Rationalisation of New Zealand racetracks has been another hot topic and one that McAnulty would like to see dealt with at a local level.
“I think the initial proposal was that there should be a racetrack remaining in each region and I want to observe that,” he said.
“My electorate has a wonderful rural track in Tauherenikau and that would be a travesty if that were to close down and lose its two premium slots on January 2 and February 6.
“There are examples we can point to which make sense, but we don’t want this to be a political decision. We want this to be a decision that the codes and clubs come to themselves.
“That is a process that has been established and the Minister for Racing doesn’t interfere and is looking to line up independent mediators if the clubs and codes can’t come to a decision.”
COVID-19 had a severe impact on the availability of overseas workers within both the racing and breeding industries and with borders opening, McAnulty is keen to take full advantage of opportunities that provided.
“The racing industry is not alone in its challenges to find labour and I am keen to play my part and promote the career opportunities within racing,” he said.
“We know the opportunities that exist once you get your foot in the door and how many people that have succeeded at the highest level after starting out as a stable hand etc.
“There are so many opportunities and I’m just not sure that is well enough known. I want to do what I can and highlight to young people the opportunities that exist in racing.”
More innovative options now needed to be implemented to advance career pathways.
“In the past, we as an industry have relied on a family connection to bring through the next generation and I don’t think we can rely on that anymore,” McAnulty said.
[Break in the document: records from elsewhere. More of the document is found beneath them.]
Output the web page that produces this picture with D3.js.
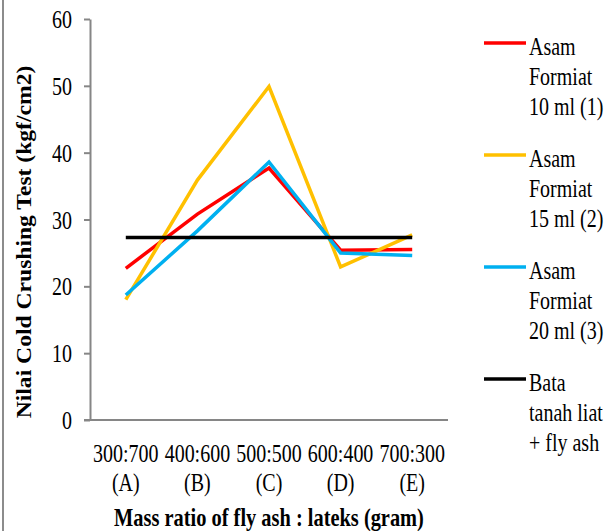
<!DOCTYPE html>
<html>
<head>
<meta charset="utf-8">
<script src="https://cdn.jsdelivr.net/npm/d3@7"></script>
<style>
  html, body { margin: 0; padding: 0; background: #fff; }
  svg { display: block; }
</style>
</head>
<body>
<svg id="chart" width="610" height="531" font-family="Liberation Serif"></svg>
<script>
// Mass ratio categories (fly ash : lateks, gram)
const ratios = ["300:700", "400:600", "500:500", "600:400", "700:300"];
const codes = ["(A)", "(B)", "(C)", "(D)", "(E)"];

// Cold crushing strength (kgf/cm2) per formic acid dose
const asam10 = [22.7, 30.8, 37.7, 25.4, 25.5];
const asam15 = [18.0, 35.9, 49.9, 22.9, 27.7];
const asam20 = [18.7, 28.3, 38.6, 25.0, 24.6];
const bataTanah = [27.3, 27.3, 27.3, 27.3, 27.3];

const seriesNames = [
  ["Asam", "Formiat", "10 ml (1)"],
  ["Asam", "Formiat", "15 ml (2)"],
  ["Asam", "Formiat", "20 ml (3)"],
  ["Bata", "tanah liat", "+ fly ash"]
];
const seriesColors = ["#FF0000", "#FFC000", "#00B0F0", "#000000"];
const seriesValues = [asam10, asam15, asam20, bataTanah];

const yTicks = [0, 10, 20, 30, 40, 50, 60];

const FONT = "Liberation Serif";
const svg = d3.select("#chart");
const sy = 1.3; // vertical stretch applied to lettering

// left frame edge
svg.append("line")
  .attr("x1", 3).attr("x2", 3).attr("y1", 0).attr("y2", 531)
  .attr("stroke", "#8c8c8c").attr("stroke-width", 2);

const plot = { left: 90, right: 448, top: 19, bottom: 420 };

const x = d3.scaleBand().domain(ratios).range([plot.left, plot.right]);
const y = d3.scaleLinear().domain([0, 60]).range([plot.bottom, plot.top]);
const cx = r => x(r) + x.bandwidth() / 2;

const axisColor = "#868686";

// y axis with left ticks
const yAxis = svg.append("g")
  .attr("transform", `translate(${plot.left},0)`)
  .call(d3.axisLeft(y).tickValues(yTicks).tickSize(6).tickSizeOuter(0).tickFormat(() => ""));
yAxis.select(".domain").attr("stroke", axisColor).attr("stroke-width", 2);
yAxis.selectAll(".tick line").attr("stroke", axisColor).attr("stroke-width", 2);

// x axis without ticks
const xAxis = svg.append("g")
  .attr("transform", `translate(0,${plot.bottom})`)
  .call(d3.axisBottom(x).tickSize(0).tickSizeOuter(0).tickFormat(() => ""));
xAxis.select(".domain").attr("stroke", axisColor).attr("stroke-width", 2)
  .attr("d", `M${plot.left - 6},0H${plot.right}`);

// y tick labels
svg.append("g").selectAll("text")
  .data(yTicks).join("text")
  .attr("transform", d => `translate(72,${y(d)}) scale(1,${sy})`)
  .attr("text-anchor", "end")
  .attr("dy", "0.35em")
  .attr("font-family", FONT).attr("font-size", 20)
  .text(d => d);

// x category labels, two lines each
const xl = svg.append("g");
xl.selectAll("text.ratio")
  .data(ratios).join("text").attr("class", "ratio")
  .attr("transform", d => `translate(${cx(d)},462) scale(1,${sy})`)
  .attr("text-anchor", "middle")
  .attr("font-family", FONT).attr("font-size", 20)
  .text(d => d);
xl.selectAll("text.code")
  .data(ratios).join("text").attr("class", "code")
  .attr("transform", (d) => `translate(${cx(d)},491) scale(1,${sy})`)
  .attr("text-anchor", "middle")
  .attr("font-family", FONT).attr("font-size", 20)
  .text((d, i) => codes[i]);

// axis titles
svg.append("text")
  .attr("transform", `translate(${(plot.left + plot.right) / 2},526) scale(1.02,${sy})`)
  .attr("text-anchor", "middle")
  .attr("font-family", FONT).attr("font-size", 20).attr("font-weight", "bold")
  .text("Mass ratio of fly ash : lateks (gram)");

svg.append("text")
  .attr("transform", `translate(31,242) rotate(-90) scale(1.18,1.05)`)
  .attr("text-anchor", "middle")
  .attr("font-family", FONT).attr("font-size", 20).attr("font-weight", "bold")
  .text("Nilai Cold Crushing Test (kgf/cm2)");

// series lines
const line = d3.line().x((d, i) => cx(ratios[i])).y(d => y(d));
svg.append("g").selectAll("path")
  .data(seriesValues).join("path")
  .attr("d", d => line(d))
  .attr("fill", "none")
  .attr("stroke", (d, i) => seriesColors[i])
  .attr("stroke-width", 3.5)
  .attr("stroke-linejoin", "miter");

// legend
const legendTop = [43, 155, 267, 379];
const lg = svg.append("g");
seriesNames.forEach((names, i) => {
  const g = lg.append("g").attr("transform", `translate(0,${legendTop[i]})`);
  g.append("line")
    .attr("x1", 484).attr("x2", 526).attr("y1", 0).attr("y2", 0)
    .attr("stroke", seriesColors[i]).attr("stroke-width", 3.5);
  names.forEach((t, j) => {
    g.append("text")
      .attr("transform", `translate(529,${12 + j * 30}) scale(1,${sy})`)
      .attr("font-family", FONT).attr("font-size", 20)
      .text(t);
  });
});
</script>
</body>
</html>
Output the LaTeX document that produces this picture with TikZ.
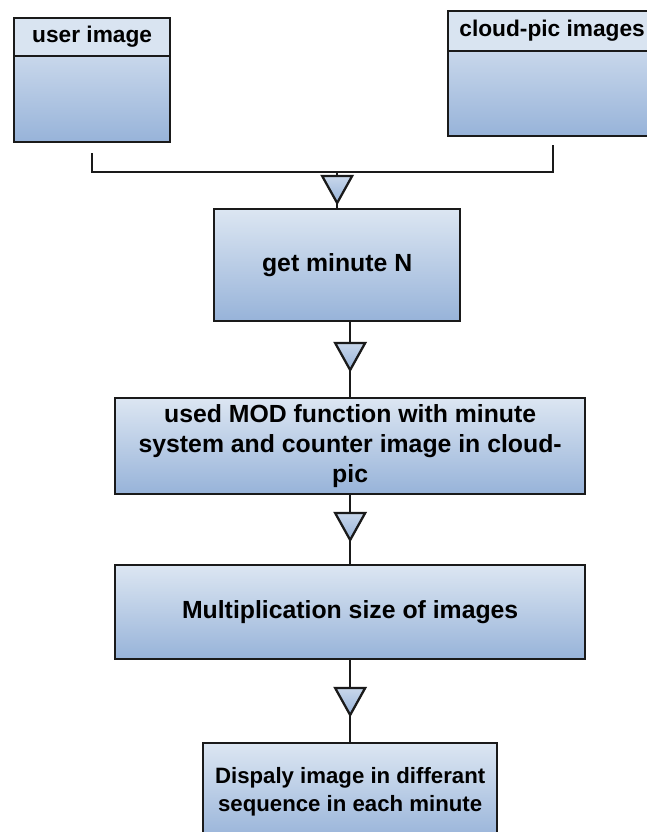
\documentclass[tikz,border=0pt]{standalone}
\usepackage{fontspec}
\setmainfont{Liberation Sans}
\usetikzlibrary{calc}
\definecolor{boxtop}{HTML}{DCE6F2}
\definecolor{boxbot}{HTML}{97B3D9}
\definecolor{headfill}{HTML}{D9E4F1}
\definecolor{bodytop}{HTML}{C8D7EB}
\definecolor{edge}{HTML}{1A1A1A}
\begin{document}
\begin{tikzpicture}[x=1pt,y=-1pt,
  procbox/.style={draw=edge, line width=2.3pt, top color=boxtop, bottom color=boxbot,
    anchor=north west, inner sep=0pt, align=center,
    font=\bfseries\fontsize{24.8}{30}\selectfont},
  headbox/.style={draw=edge, line width=2.3pt, fill=headfill, anchor=north west,
    inner sep=0pt, font=\bfseries\fontsize{22.7}{26}\selectfont},
  bodybox/.style={draw=edge, line width=2.3pt, top color=bodytop, bottom color=boxbot,
    anchor=north west, inner sep=0pt},
  conn/.style={draw=edge, line width=2.3pt},
  flowtri/.pic={\draw[draw=edge, line width=2.3pt, line join=miter,
      top color=bodytop, bottom color=boxbot]
      (-15,0) -- (15,0) -- (0,27) -- cycle;}
]
\useasboundingbox (0,0) rectangle (647,832);

% source containers
\node[bodybox, minimum width=156pt, minimum height=86pt] (userbody) at (13,55) {};
\node[headbox, minimum width=156pt, minimum height=38pt] (userhead) at (13,17) {user image};
\node[bodybox, minimum width=208pt, minimum height=85pt] (cloudbody) at (447,50) {};
\node[headbox, minimum width=208pt, minimum height=40pt] (cloudhead) at (447,10) {cloud-pic images};

% processing steps
\node[procbox, minimum width=246pt, minimum height=112pt] (get) at (213,208) {get minute N};
\node[procbox, minimum width=470pt, minimum height=96pt] (mod) at (114,397)
  {used MOD function with minute\\system and counter image in cloud-\\pic};
\node[procbox, minimum width=470pt, minimum height=94pt] (mult) at (114,564)
  {Multiplication size of images};
\node[procbox, minimum width=294pt, minimum height=98pt,
  font=\bfseries\fontsize{22.2}{28}\selectfont] (disp) at (202,742)
  {Dispaly image in differant\\sequence in each minute};

% merge of the two sources
\coordinate (ustart) at ($(userbody.south)+(0,10)$);
\coordinate (cstart) at ($(cloudbody.south west)+(106,8)$);
\coordinate (join) at ($(get.north)+(0,-36)$);
\draw[conn] (ustart) |- (join) -| (cstart);
\draw[conn] (join) -- (get.north);
\pic at ($(get.north)+(0,-32)$) {flowtri};

% step-to-step links
\draw[conn] (mod.north |- get.south) -- (mod.north);
\pic at ($(mod.north)+(0,-54)$) {flowtri};
\draw[conn] (mod.south) -- (mult.north);
\pic at ($(mult.north)+(0,-51)$) {flowtri};
\draw[conn] (mult.south -| disp.north) -- (disp.north);
\pic at ($(disp.north)+(0,-54)$) {flowtri};
\end{tikzpicture}
\end{document}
“In a tight labour market, there is so much competition so I’m keen to do what I can. The borders opening will help, but what I would like to see is workers, be it jockeys, trainers or in the breeding industry, see New Zealand as an opportunity to get that experience.
“When I worked as a bookie in Ireland, the number of people that I talked to in the industry that had been to New Zealand and done their OE before going home and carrying on their careers was really significant.”